2. Project Management
How the biotech, CDMO and vial provider set up project management can be case-by-case, but there are best practices.
“If you have a development project with a drug company and chosen CDMO, you should have a three-way NDA.
“Then you'll generally establish some form of a joint steering group, aligned to ensure all the product-container interfaces are working, and not interfering. This is particularly crucial when we talk about newer packaging, or development of all-new packaging.”
“However, these projects are often very confidential – not only the project but the partners as well. So it's clear we have to honor that confidentiality. Still, as soon as possible, the parties involved should come together as much as possible to ensure the best results in developing the right packaging for the right drug.”
3. Stay Standard
Much of what has preceded adds up to this advice: “Determine you want to work with a standardized container.”
This is a product manufactured according to well-established and proven ISO standards, and “in terms of geometry, are vials that run effectively with the global machine suppliers and on various production lines.”

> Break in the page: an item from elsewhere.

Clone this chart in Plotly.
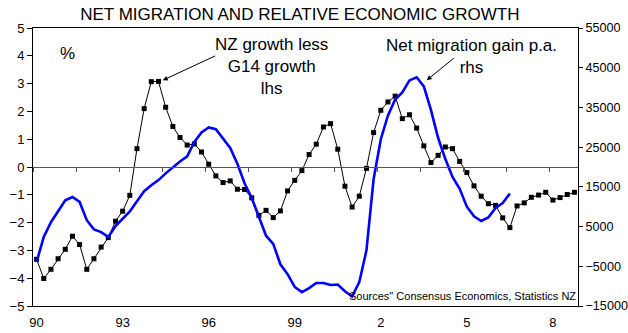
import plotly.graph_objects as go

# Quarterly categories 1990Q1 .. 2008Q4
years = list(range(1990, 2009))
quarters = [f"{y}Q{q}" for y in years for q in range(1, 5)]
year_labels = ["90", "93", "96", "99", "2", "5", "8"]
label_years = [1990, 1993, 1996, 1999, 2002, 2005, 2008]

# NZ growth less G14 growth (lhs, %)
nz_less_g14 = [-3.32, -4.01, -3.68, -3.30, -2.96, -2.49, -2.79, -3.68, -3.30, -2.88,
               -2.54, -1.95, -1.59, -1.02, 0.66, 2.10, 3.07, 3.08, 2.15, 1.46,
               1.06, 0.79, 0.83, 0.54, 0.10, -0.32, -0.56, -0.50, -0.80, -0.81,
               -1.11, -1.74, -1.56, -1.82, -1.58, -0.86, -0.48, -0.13, 0.45, 0.82,
               1.44, 1.56, 0.64, -0.69, -1.44, -1.05, -0.05, 1.24, 2.04, 2.34,
               2.55, 1.74, 1.88, 1.40, 0.76, 0.16, 0.42, 0.72, 0.66, 0.20,
               -0.20, -0.68, -1.05, -1.32, -1.38, -1.83, -2.18, -1.40, -1.29, -1.09,
               -1.01, -0.91, -1.19, -1.10, -0.99, -0.91]

# Net migration gain p.a. (rhs)
net_migration = [-3900, 2400, 6100, 8700, 11600, 12450, 11200, 6600, 4300, 3600,
                 2400, 5100, 7000, 8800, 11400, 13900, 15400, 16700, 18400, 20000,
                 21400, 22700, 26300, 28700, 29950, 29500, 27200, 24800, 20800, 15900,
                 12200, 7500, 2700, 650, -4500, -7000, -10200, -11500, -10500, -9200,
                 -9200, -9700, -9600, -11300, -12600, -9000, -1000, 17000, 27000, 33000,
                 37000, 38800, 41800, 42600, 40300, 34300, 27300, 22000, 17500, 14500,
                 10000, 7600, 6400, 7300, 9700, 10900, 13300]

FONT = "Liberation Sans, Arial, sans-serif"
n = len(quarters)
xb = list(range(len(nz_less_g14)))
xm = list(range(len(net_migration)))

fig = go.Figure()
fig.add_trace(go.Scatter(
    x=xb, y=nz_less_g14, mode="lines+markers", yaxis="y", xaxis="x",
    line=dict(color="black", width=1),
    marker=dict(symbol="square", size=5, color="black"),
    hovertext=quarters[:len(xb)], showlegend=False))
fig.add_trace(go.Scatter(
    x=xm, y=net_migration, mode="lines", yaxis="y2", xaxis="x",
    line=dict(color="#0000FF", width=2.6),
    hovertext=quarters[:len(xm)], showlegend=False))
# empty trace to activate the zero-crossing axis
fig.add_trace(go.Scatter(x=[], y=[], xaxis="x2", yaxis="y", showlegend=False))

tickvals = [quarters.index(f"{y}Q1") for y in label_years]
boundary_ticks = [k - 0.5 for k in range(0, n, 6)]

fig.update_layout(
    width=628, height=333,
    margin=dict(l=33, r=50, t=28, b=27, autoexpand=False),
    paper_bgcolor="white", plot_bgcolor="white",
    font=dict(family=FONT, color="black", size=13),
    title=dict(text="NET MIGRATION AND RELATIVE ECONOMIC GROWTH",
               x=307.5 / 628, xanchor="center", xref="paper",
               y=1 - 14 / 333, yanchor="middle", yref="container",
               font=dict(family=FONT, size=17, color="black")),
    xaxis=dict(range=[-0.5, n - 0.5], tickvals=tickvals, ticktext=year_labels,
               showline=True, mirror=True, linecolor="black", linewidth=1,
               showgrid=False, zeroline=False, ticks="", ticklabelstandoff=4,
               tickfont=dict(size=13), automargin=False),
    xaxis2=dict(range=[-0.5, n - 0.5], overlaying="x", anchor="free", position=0.5,
                tickvals=boundary_ticks, ticks="outside", ticklen=4, tickcolor="#555",
                showline=True, linecolor="#555", linewidth=1,
                showticklabels=False, showgrid=False, zeroline=False, automargin=False),
    yaxis=dict(range=[-5, 5], dtick=1, ticks="outside", ticklen=5, tickcolor="black",
               showline=True, linecolor="black", linewidth=1,
               showgrid=False, zeroline=False, tickfont=dict(size=13), automargin=False),
    yaxis2=dict(range=[-15000, 55000], overlaying="y", side="right", anchor="x",
                tickvals=list(range(-15000, 55001, 10000)), tickformat="d",
                ticks="outside", ticklen=4, tickcolor="black",
                showline=True, linecolor="black", linewidth=1,
                showgrid=False, zeroline=False, tickfont=dict(size=12.6), automargin=False),
    annotations=[
        dict(text="%", x=4.3, y=4.09, xref="x", yref="y", showarrow=False,
             font=dict(size=17)),
        dict(text="NZ growth less<br>G14 growth<br>lhs", x=32.7, y=3.62,
             xref="x", yref="y", showarrow=False, font=dict(size=17),
             yanchor="middle"),
        dict(text="Net migration gain p.a.<br>rhs", x=60.6, y=3.97,
             xref="x", yref="y", showarrow=False, font=dict(size=17),
             yanchor="middle"),
        dict(text="", x=17.6, y=3.12, ax=25.1, ay=4.02, xref="x", yref="y",
             axref="x", ayref="y", showarrow=True, arrowhead=2, arrowsize=1,
             arrowwidth=1, arrowcolor="black"),
        dict(text="", x=54.4, y=3.12, ax=58.4, ay=3.96, xref="x", yref="y",
             axref="x", ayref="y", showarrow=True, arrowhead=2, arrowsize=1,
             arrowwidth=1, arrowcolor="black"),
        dict(text='Sources" Consensus Economics, Statistics NZ', x=1, y=-4.65,
             xref="paper", yref="y", xanchor="right", yanchor="middle",
             showarrow=False, font=dict(size=11)),
    ],
)

fig.write_html("out.html")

“Particularly for sterile product,” continues Stocker, “you want vials that offer you a wider option of fill-finish providers, and options for the providers you select.
“We have done specification work on over 50 lines around the world. We advise biotechs and pharma alike to work with the standardized packaging portfolio. Practically speaking, that is in fact an offer of high quality, because we have already done the pre-validation work with the filling supplier.”
Finally, readers should recognize we have not covered the intricacies of stoppers and seals for vaccines. Let it suffice for here to say your glass-vial producer will be a wealth of information for those aspects as well, which can be complicated in their own regard.
“At the end of the day,” concludes Stocker, “biotech and pharma customers want an easy-to-operate system. Glass vial providers try to ease the process to get there.”